[Illustration: FIG. 14]
It does not require much penetration to see that the outline of the whole form corresponds to the spathe of the Araceae, even although in later times the jagged contour is all that has remained of it, and it appears to have been provided with ornamental forms quite independently of the rest of the pattern. The inner thistle-form cannot be derived from the common thistle, because the surrounding leaves negative any such idea. The artichoke theory also has not enough in its favor, although the artichoke, as well as the thistle, was probably at a later time directly pressed into service. Prof. Ascherson first called my attention to the extremely anciently cultivated plant, the safflor (Carthamus tinctoris, Fig. 15), a thistle plant whose flowers were employed by the ancients as a dye.
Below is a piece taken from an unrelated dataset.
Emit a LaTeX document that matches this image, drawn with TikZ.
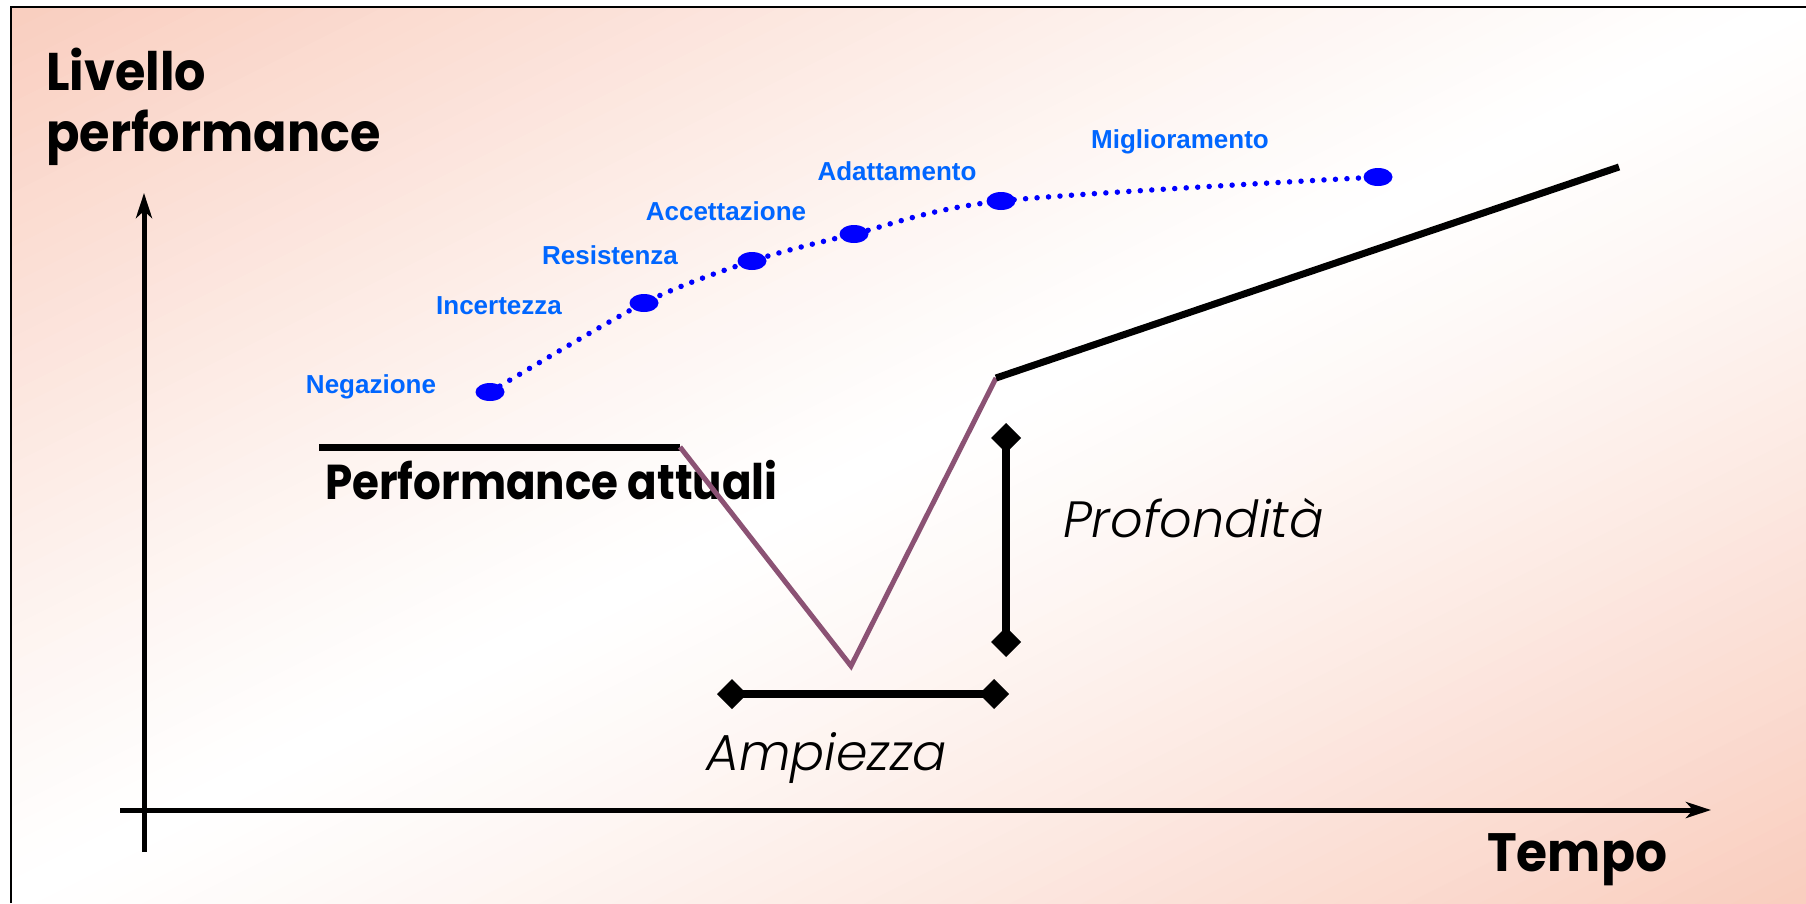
\documentclass[tikz,border=0pt]{standalone}
\usepackage{fontspec}
\setmainfont{Poppins}
\newfontfamily\gothic[FakeStretch=0.93]{Poppins}
\newfontfamily\gothicnarrow[FakeStretch=0.89]{Poppins}
\newfontface\thinitalic{Poppins Light Italic}
\newfontfamily\stagefont{Liberation Sans}
\usetikzlibrary{arrows.meta,shapes.geometric}
\definecolor{salmon}{RGB}{249,205,190}
\definecolor{dipline}{RGB}{139,82,116}
\definecolor{stageblue}{RGB}{0,102,255}
\definecolor{dotblue}{RGB}{0,0,255}
\begin{document}
\begin{tikzpicture}[x=1pt,y=-1pt,
  axis/.style={line width=5pt,-{Stealth[length=25pt 0 0,width=16pt 0,inset=7pt 0]}},
  level/.style={line width=7pt},
  dip/.style={draw=dipline,line width=5pt},
  gauge/.style={line width=8pt,{Diamond[length=30pt 0 0,width=30pt 0]}-{Diamond[length=30pt 0 0,width=30pt 0]}},
  stagedot/.style={ellipse,fill=dotblue,minimum width=29pt,minimum height=18pt,inner sep=0pt},
  stagelabel/.style={text=stageblue,font=\stagefont\bfseries\fontsize{26}{26}\selectfont,anchor=base,inner sep=0pt},
  bigtext/.style={anchor=base west,inner sep=0pt,font=\gothic\bfseries\fontsize{#1}{61}\selectfont},
  slimtext/.style={anchor=base west,inner sep=0pt,font=\thinitalic\fontsize{#1}{#1}\selectfont}]

% page and slide background: diagonal blend, salmon corners, white band
\useasboundingbox (0,0) rectangle (1806,903);
\fill[white] (0,0) rectangle (1806,903);
\begin{scope}
  \clip (11,7) rectangle (1806,903);
  \foreach \i in {0,...,99} {
    \pgfmathsetmacro\ua{\i/50}
    \pgfmathsetmacro\ub{(\i+1.3)/50}
    \pgfmathsetmacro\mix{100*abs((\i+0.5)/50-1)^1.2}
    \fill[salmon!\mix!white]
      ({\ua*1806+1806},-903) -- ({\ua*1806-3612},1806) --
      ({\ub*1806-3612},1806) -- ({\ub*1806+1806},-903) -- cycle;
  }
\end{scope}
\draw[line width=2pt] (11,903) -- (11,7) -- (1806,7);

% axes
\coordinate (yfoot) at (144,852);
\coordinate (ytop) at (144,193);
\coordinate (xstart) at (120,810);
\coordinate (xend) at (1711,810);
\draw[axis] (yfoot) -- (ytop);
\draw[axis] (xstart) -- (xend);

% axis titles
\node[bigtext=53,align=left] (ylab) at (46,151) {Livello\\performance};
\node[bigtext=54] (xlab) at (1487,871) {Tempo};
\node[anchor=base west,inner sep=0pt,font=\gothicnarrow\bfseries\fontsize{49}{49}\selectfont]
  (curlab) at (325,499) {Performance attuali};

% performance curve: current level, dip, recovery
\coordinate (cur0) at (319,447);
\coordinate (cur1) at (680,447);
\coordinate (trough) at (851,666);
\coordinate (rec) at (996,378);
\coordinate (fut) at (1619,167);
\draw[level] (cur0) -- (cur1);
\draw[dip] (cur1) -- (trough) -- (rec);
\draw[level] (rec) -- (fut);

% depth and width gauges
\coordinate (d1) at (1006,423);
\coordinate (d2) at (1006,657);
\draw[gauge] (d1) -- (d2);
\coordinate (w1) at (717,694);
\coordinate (w2) at (1009,694);
\draw[gauge] (w1) -- (w2);
\node[slimtext=51] (deplab) at (1063,537) {Profondità};
\node[slimtext=50.5] (widlab) at (706,770) {Ampiezza};

% stages of change
\node[stagedot] (s1) at (490,392) {};
\node[stagedot] (s2) at (644,303) {};
\node[stagedot] (s3) at (752,261) {};
\node[stagedot] (s4) at (854,234) {};
\node[stagedot] (s5) at (1001,201) {};
\node[stagedot] (s6) at (1378,177) {};
\draw[dotblue,line width=5.5pt,line cap=round,dash pattern=on 0pt off 11.5pt]
  plot[smooth,tension=0.5] coordinates {(s1) (s2) (s3) (s4) (s5) (s6)};

\node[stagelabel] (l1) at (371,393) {Negazione};
\node[stagelabel] (l2) at (499,314) {Incertezza};
\node[stagelabel] (l3) at (610,264) {Resistenza};
\node[stagelabel] (l4) at (726,220) {Accettazione};
\node[stagelabel] (l5) at (897,180) {Adattamento};
\node[stagelabel] (l6) at (1180,148) {Miglioramento};
\end{tikzpicture}
\end{document}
Some drawings and dried specimens, as well as the literature of the subject, first gave me a hope to find that this plant was the archetype of this ornament, a hope that was borne out by the study of the actual plant, although I was unable to grow it to any great perfection.
In the days of the Egyptian King Sargo (according to Ascherson and Schweinfurth) this plant was already well known as a plant of cultivation; in a wild state it is not known (De Candolle, “Originel des Plantes cultivees"). In Asia its cultivation stretches to Japan. Semper cites a passage from an Indian drama to the effect that over the doorway there was stretched an arch of ivory, and about it were bannerets on which wild safran (Saflor) was painted.